### Challenge
Omit all pictures. Copy the rest of the material exactly.

### Given data
┌──

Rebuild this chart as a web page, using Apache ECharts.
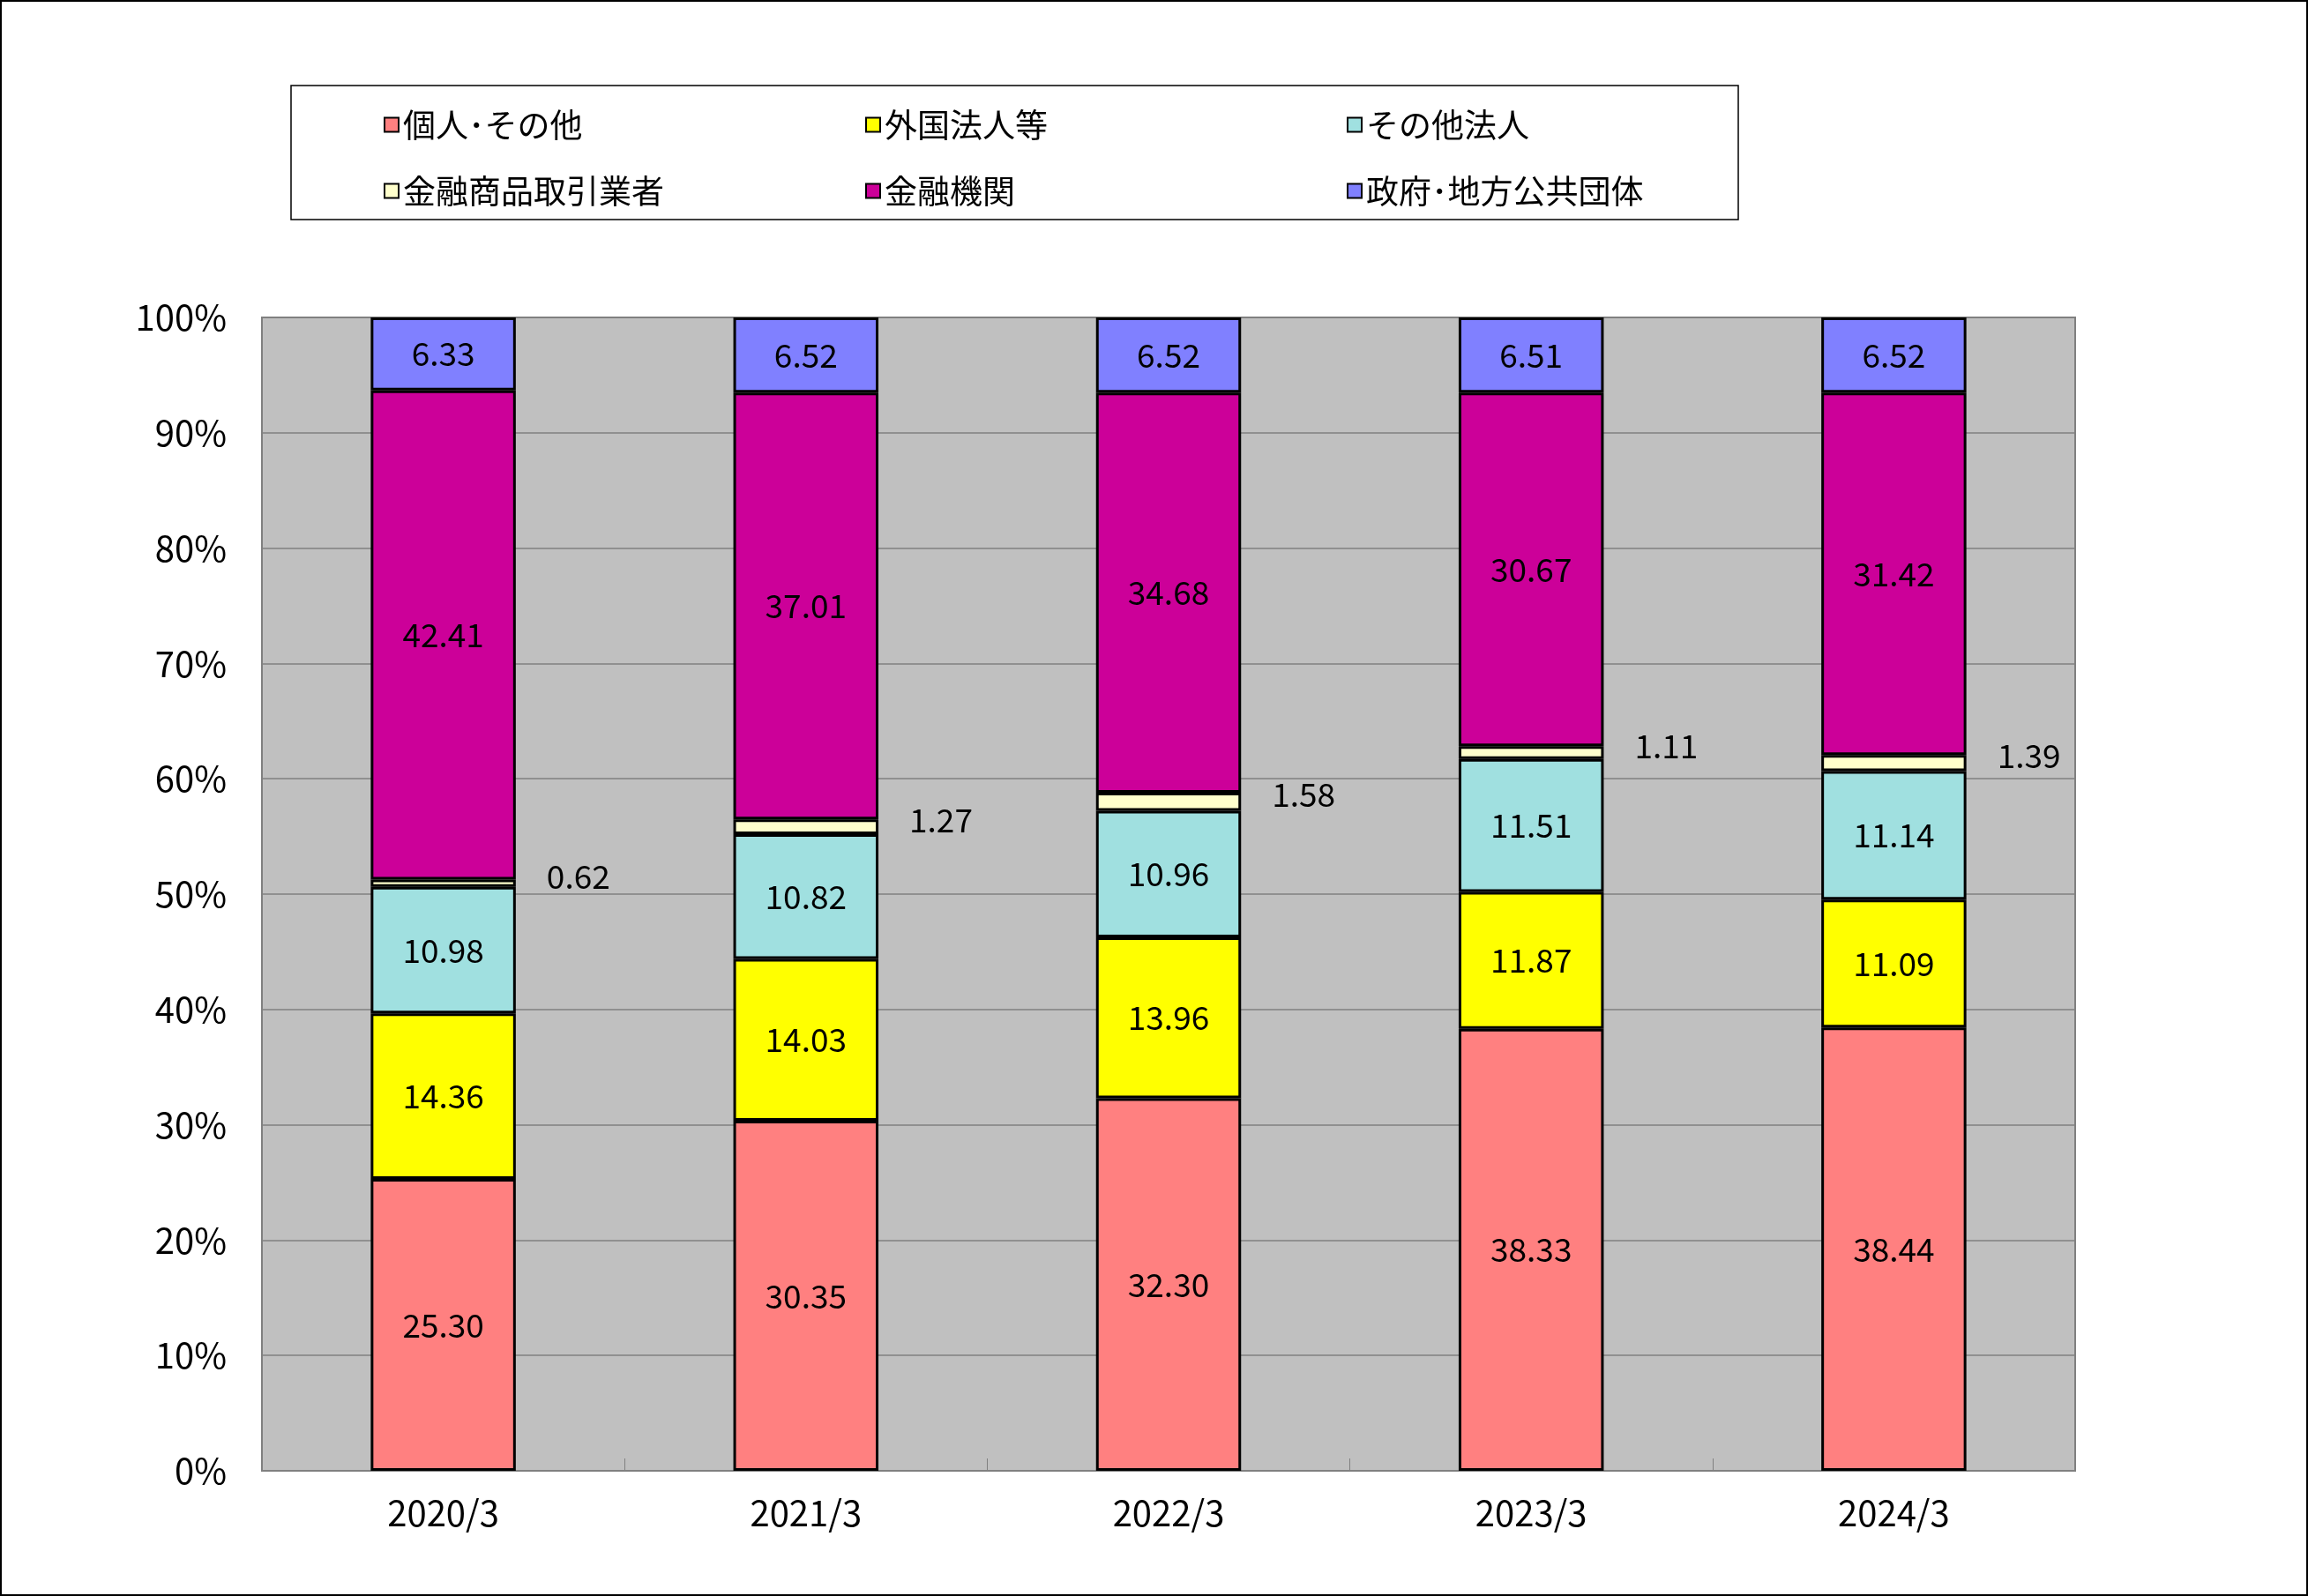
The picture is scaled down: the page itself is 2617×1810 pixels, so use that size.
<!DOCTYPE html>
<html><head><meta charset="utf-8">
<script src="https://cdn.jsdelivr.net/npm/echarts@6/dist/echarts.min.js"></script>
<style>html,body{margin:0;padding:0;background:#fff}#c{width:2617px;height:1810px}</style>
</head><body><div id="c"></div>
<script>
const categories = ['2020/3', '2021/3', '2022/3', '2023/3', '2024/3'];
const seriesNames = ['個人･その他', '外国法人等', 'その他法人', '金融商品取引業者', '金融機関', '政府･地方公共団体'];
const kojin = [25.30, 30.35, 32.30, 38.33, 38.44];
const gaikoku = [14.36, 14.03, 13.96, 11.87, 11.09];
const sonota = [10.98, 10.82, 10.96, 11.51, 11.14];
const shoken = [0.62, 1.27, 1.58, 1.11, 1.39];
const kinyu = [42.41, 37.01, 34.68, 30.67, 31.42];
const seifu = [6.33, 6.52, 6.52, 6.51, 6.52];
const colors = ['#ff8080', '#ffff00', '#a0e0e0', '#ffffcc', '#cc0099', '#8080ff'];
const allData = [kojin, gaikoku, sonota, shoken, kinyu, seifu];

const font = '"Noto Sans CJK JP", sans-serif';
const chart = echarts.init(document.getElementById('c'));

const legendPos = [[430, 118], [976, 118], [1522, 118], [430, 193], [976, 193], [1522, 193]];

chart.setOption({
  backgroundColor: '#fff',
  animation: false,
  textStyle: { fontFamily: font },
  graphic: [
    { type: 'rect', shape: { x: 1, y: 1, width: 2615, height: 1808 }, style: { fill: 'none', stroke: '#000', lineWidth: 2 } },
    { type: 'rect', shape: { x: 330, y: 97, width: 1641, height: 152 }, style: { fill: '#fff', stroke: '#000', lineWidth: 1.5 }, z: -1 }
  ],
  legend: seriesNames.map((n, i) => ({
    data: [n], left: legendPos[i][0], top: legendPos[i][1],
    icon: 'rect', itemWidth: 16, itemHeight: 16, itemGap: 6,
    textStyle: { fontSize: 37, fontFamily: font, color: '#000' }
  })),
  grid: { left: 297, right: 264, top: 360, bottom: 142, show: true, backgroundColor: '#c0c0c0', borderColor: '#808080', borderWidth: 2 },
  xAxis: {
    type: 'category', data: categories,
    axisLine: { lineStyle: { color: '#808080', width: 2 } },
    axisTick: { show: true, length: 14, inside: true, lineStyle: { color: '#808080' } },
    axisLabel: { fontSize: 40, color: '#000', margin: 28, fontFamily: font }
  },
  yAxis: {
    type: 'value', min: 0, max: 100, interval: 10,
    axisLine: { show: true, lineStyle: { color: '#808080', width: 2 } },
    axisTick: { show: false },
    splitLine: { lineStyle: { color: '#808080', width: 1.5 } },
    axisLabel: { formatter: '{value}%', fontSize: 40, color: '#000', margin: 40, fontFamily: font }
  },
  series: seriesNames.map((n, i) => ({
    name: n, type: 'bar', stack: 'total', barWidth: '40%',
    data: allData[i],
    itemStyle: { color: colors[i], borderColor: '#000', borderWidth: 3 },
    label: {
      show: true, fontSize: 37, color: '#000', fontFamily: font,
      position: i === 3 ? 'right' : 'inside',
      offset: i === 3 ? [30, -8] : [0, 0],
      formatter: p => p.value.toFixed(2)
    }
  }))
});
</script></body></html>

└──

### Response for this exercise
Rebuild this chart as a web page, using Apache ECharts.
The picture is scaled down: the page itself is 2617×1810 pixels, so use that size.
<!DOCTYPE html>
<html><head><meta charset="utf-8">
<script src="https://cdn.jsdelivr.net/npm/echarts@6/dist/echarts.min.js"></script>
<style>html,body{margin:0;padding:0;background:#fff}#c{width:2617px;height:1810px}</style>
</head><body><div id="c"></div>
<script>
const categories = ['2020/3', '2021/3', '2022/3', '2023/3', '2024/3'];
const seriesNames = ['個人･その他', '外国法人等', 'その他法人', '金融商品取引業者', '金融機関', '政府･地方公共団体'];
const kojin = [25.30, 30.35, 32.30, 38.33, 38.44];
const gaikoku = [14.36, 14.03, 13.96, 11.87, 11.09];
const sonota = [10.98, 10.82, 10.96, 11.51, 11.14];
const shoken = [0.62, 1.27, 1.58, 1.11, 1.39];
const kinyu = [42.41, 37.01, 34.68, 30.67, 31.42];
const seifu = [6.33, 6.52, 6.52, 6.51, 6.52];
const colors = ['#ff8080', '#ffff00', '#a0e0e0', '#ffffcc', '#cc0099', '#8080ff'];
const allData = [kojin, gaikoku, sonota, shoken, kinyu, seifu];

const font = '"Noto Sans CJK JP", sans-serif';
const chart = echarts.init(document.getElementById('c'));

const legendPos = [[430, 118], [976, 118], [1522, 118], [430, 193], [976, 193], [1522, 193]];

chart.setOption({
  backgroundColor: '#fff',
  animation: false,
  textStyle: { fontFamily: font },
  graphic: [
    { type: 'rect', shape: { x: 1, y: 1, width: 2615, height: 1808 }, style: { fill: 'none', stroke: '#000', lineWidth: 2 } },
    { type: 'rect', shape: { x: 330, y: 97, width: 1641, height: 152 }, style: { fill: '#fff', stroke: '#000', lineWidth: 1.5 }, z: -1 }
  ],
  legend: seriesNames.map((n, i) => ({
    data: [n], left: legendPos[i][0], top: legendPos[i][1],
    icon: 'rect', itemWidth: 16, itemHeight: 16, itemGap: 6,
    textStyle: { fontSize: 37, fontFamily: font, color: '#000' }
  })),
  grid: { left: 297, right: 264, top: 360, bottom: 142, show: true, backgroundColor: '#c0c0c0', borderColor: '#808080', borderWidth: 2 },
  xAxis: {
    type: 'category', data: categories,
    axisLine: { lineStyle: { color: '#808080', width: 2 } },
    axisTick: { show: true, length: 14, inside: true, lineStyle: { color: '#808080' } },
    axisLabel: { fontSize: 40, color: '#000', margin: 28, fontFamily: font }
  },
  yAxis: {
    type: 'value', min: 0, max: 100, interval: 10,
    axisLine: { show: true, lineStyle: { color: '#808080', width: 2 } },
    axisTick: { show: false },
    splitLine: { lineStyle: { color: '#808080', width: 1.5 } },
    axisLabel: { formatter: '{value}%', fontSize: 40, color: '#000', margin: 40, fontFamily: font }
  },
  series: seriesNames.map((n, i) => ({
    name: n, type: 'bar', stack: 'total', barWidth: '40%',
    data: allData[i],
    itemStyle: { color: colors[i], borderColor: '#000', borderWidth: 3 },
    label: {
      show: true, fontSize: 37, color: '#000', fontFamily: font,
      position: i === 3 ? 'right' : 'inside',
      offset: i === 3 ? [30, -8] : [0, 0],
      formatter: p => p.value.toFixed(2)
    }
  }))
});
</script></body></html>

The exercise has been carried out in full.